(Records from a dataset)
* Start *
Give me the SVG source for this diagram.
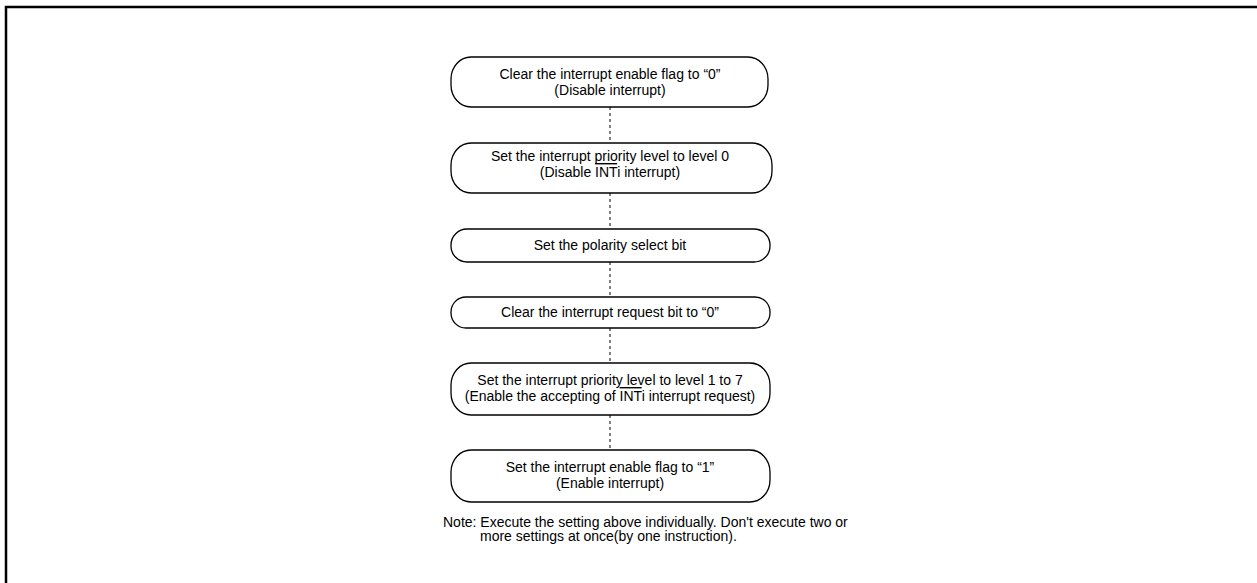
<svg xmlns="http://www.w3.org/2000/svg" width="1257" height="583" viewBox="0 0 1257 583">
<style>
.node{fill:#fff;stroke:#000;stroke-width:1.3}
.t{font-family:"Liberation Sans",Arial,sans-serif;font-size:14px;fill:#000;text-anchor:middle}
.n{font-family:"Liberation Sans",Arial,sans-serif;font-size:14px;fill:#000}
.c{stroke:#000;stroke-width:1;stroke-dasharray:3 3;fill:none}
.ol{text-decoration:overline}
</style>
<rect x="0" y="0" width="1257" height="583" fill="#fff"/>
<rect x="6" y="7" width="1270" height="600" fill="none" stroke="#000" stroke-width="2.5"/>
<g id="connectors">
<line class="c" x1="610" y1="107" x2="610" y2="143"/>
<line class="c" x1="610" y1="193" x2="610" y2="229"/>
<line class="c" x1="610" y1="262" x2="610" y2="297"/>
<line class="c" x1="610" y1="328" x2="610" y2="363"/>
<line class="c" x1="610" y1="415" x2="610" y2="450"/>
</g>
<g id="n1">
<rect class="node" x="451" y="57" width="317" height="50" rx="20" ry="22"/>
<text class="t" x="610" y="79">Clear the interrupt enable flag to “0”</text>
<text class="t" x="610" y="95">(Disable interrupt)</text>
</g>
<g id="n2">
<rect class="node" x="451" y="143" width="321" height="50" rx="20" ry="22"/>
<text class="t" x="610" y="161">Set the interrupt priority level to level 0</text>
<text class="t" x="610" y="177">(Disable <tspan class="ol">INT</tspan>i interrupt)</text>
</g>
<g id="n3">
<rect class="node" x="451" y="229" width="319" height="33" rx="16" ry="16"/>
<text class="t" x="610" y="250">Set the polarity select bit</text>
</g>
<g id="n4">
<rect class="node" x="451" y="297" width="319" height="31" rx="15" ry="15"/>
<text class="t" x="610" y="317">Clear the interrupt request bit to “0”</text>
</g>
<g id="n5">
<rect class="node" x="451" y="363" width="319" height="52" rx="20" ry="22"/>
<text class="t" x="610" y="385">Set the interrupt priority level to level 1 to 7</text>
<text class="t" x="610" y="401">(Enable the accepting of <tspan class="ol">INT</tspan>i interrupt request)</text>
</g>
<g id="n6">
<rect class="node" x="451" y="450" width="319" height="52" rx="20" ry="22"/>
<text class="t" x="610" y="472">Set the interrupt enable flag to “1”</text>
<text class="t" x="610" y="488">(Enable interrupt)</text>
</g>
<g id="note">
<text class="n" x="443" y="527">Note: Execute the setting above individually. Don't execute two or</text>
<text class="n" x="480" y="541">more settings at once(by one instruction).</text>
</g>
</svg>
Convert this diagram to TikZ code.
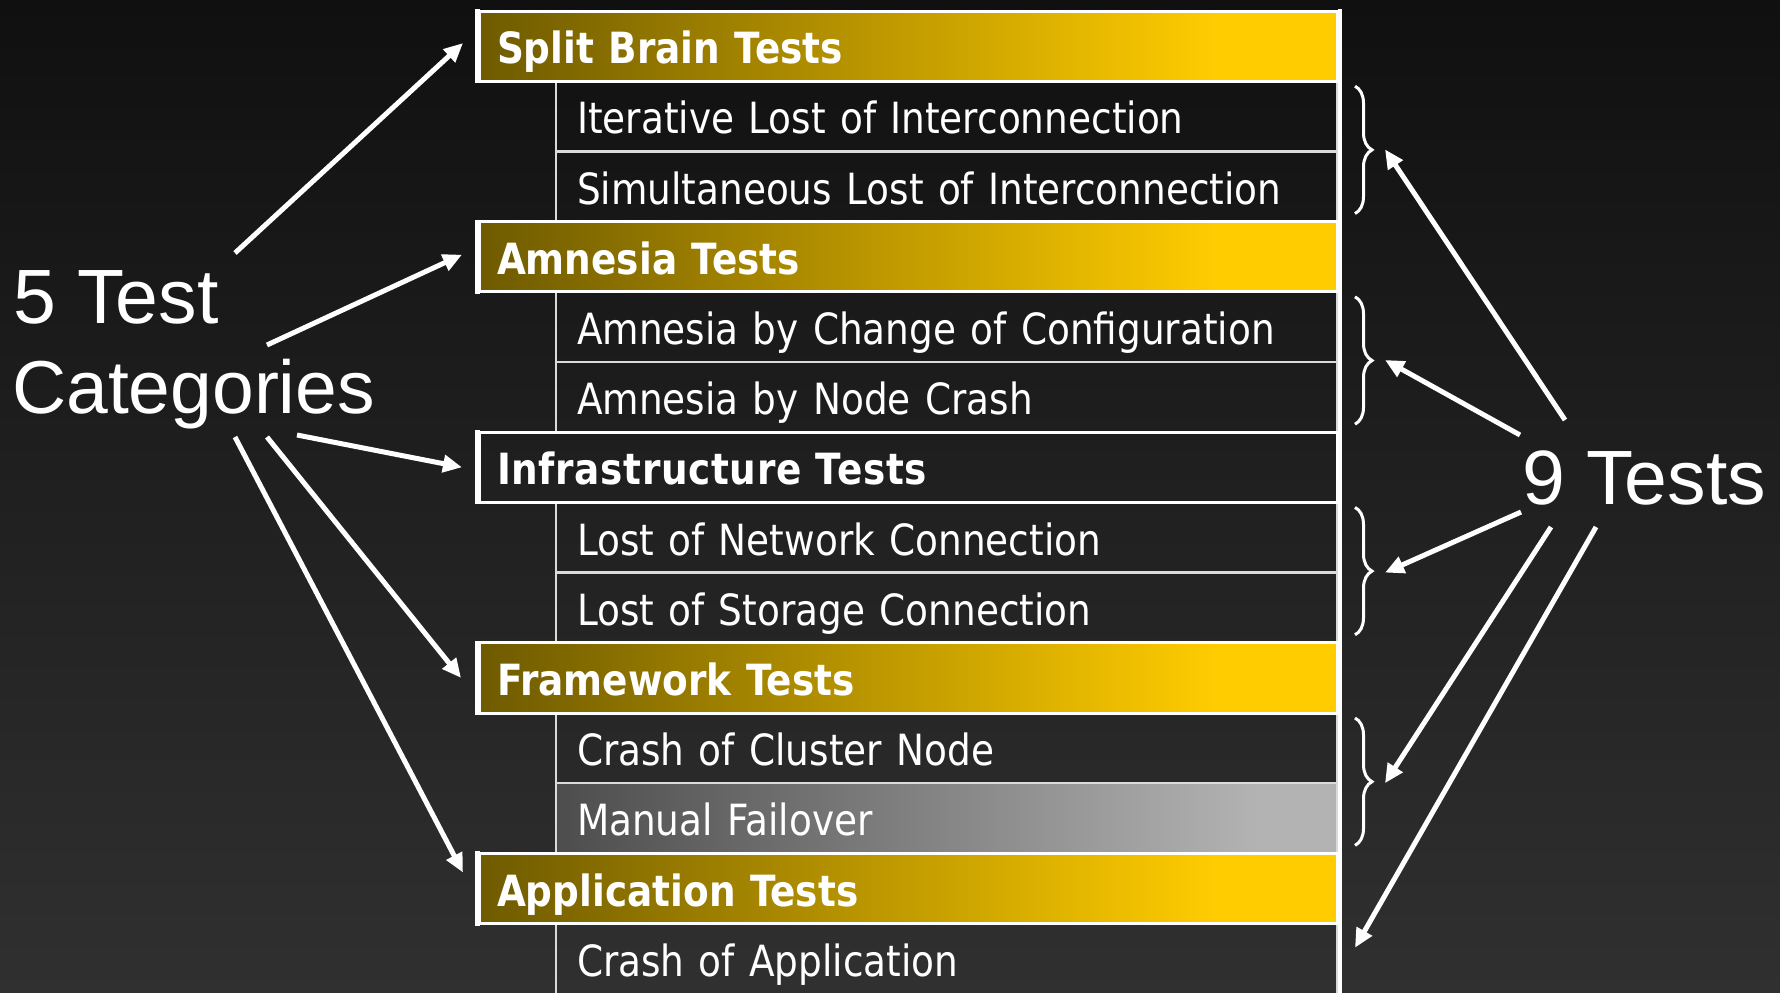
* End *
GOAL >> Drop the images and repeat the data exactly.

SOLUTION TO THIS PROBLEM >>
Give me the SVG source for this diagram.
<svg xmlns="http://www.w3.org/2000/svg" width="1257" height="583" viewBox="0 0 1257 583">
<style>
.node{fill:#fff;stroke:#000;stroke-width:1.3}
.t{font-family:"Liberation Sans",Arial,sans-serif;font-size:14px;fill:#000;text-anchor:middle}
.n{font-family:"Liberation Sans",Arial,sans-serif;font-size:14px;fill:#000}
.c{stroke:#000;stroke-width:1;stroke-dasharray:3 3;fill:none}
.ol{text-decoration:overline}
</style>
<rect x="0" y="0" width="1257" height="583" fill="#fff"/>
<rect x="6" y="7" width="1270" height="600" fill="none" stroke="#000" stroke-width="2.5"/>
<g id="connectors">
<line class="c" x1="610" y1="107" x2="610" y2="143"/>
<line class="c" x1="610" y1="193" x2="610" y2="229"/>
<line class="c" x1="610" y1="262" x2="610" y2="297"/>
<line class="c" x1="610" y1="328" x2="610" y2="363"/>
<line class="c" x1="610" y1="415" x2="610" y2="450"/>
</g>
<g id="n1">
<rect class="node" x="451" y="57" width="317" height="50" rx="20" ry="22"/>
<text class="t" x="610" y="79">Clear the interrupt enable flag to “0”</text>
<text class="t" x="610" y="95">(Disable interrupt)</text>
</g>
<g id="n2">
<rect class="node" x="451" y="143" width="321" height="50" rx="20" ry="22"/>
<text class="t" x="610" y="161">Set the interrupt priority level to level 0</text>
<text class="t" x="610" y="177">(Disable <tspan class="ol">INT</tspan>i interrupt)</text>
</g>
<g id="n3">
<rect class="node" x="451" y="229" width="319" height="33" rx="16" ry="16"/>
<text class="t" x="610" y="250">Set the polarity select bit</text>
</g>
<g id="n4">
<rect class="node" x="451" y="297" width="319" height="31" rx="15" ry="15"/>
<text class="t" x="610" y="317">Clear the interrupt request bit to “0”</text>
</g>
<g id="n5">
<rect class="node" x="451" y="363" width="319" height="52" rx="20" ry="22"/>
<text class="t" x="610" y="385">Set the interrupt priority level to level 1 to 7</text>
<text class="t" x="610" y="401">(Enable the accepting of <tspan class="ol">INT</tspan>i interrupt request)</text>
</g>
<g id="n6">
<rect class="node" x="451" y="450" width="319" height="52" rx="20" ry="22"/>
<text class="t" x="610" y="472">Set the interrupt enable flag to “1”</text>
<text class="t" x="610" y="488">(Enable interrupt)</text>
</g>
<g id="note">
<text class="n" x="443" y="527">Note: Execute the setting above individually. Don't execute two or</text>
<text class="n" x="480" y="541">more settings at once(by one instruction).</text>
</g>
</svg>
Convert this diagram to TikZ code.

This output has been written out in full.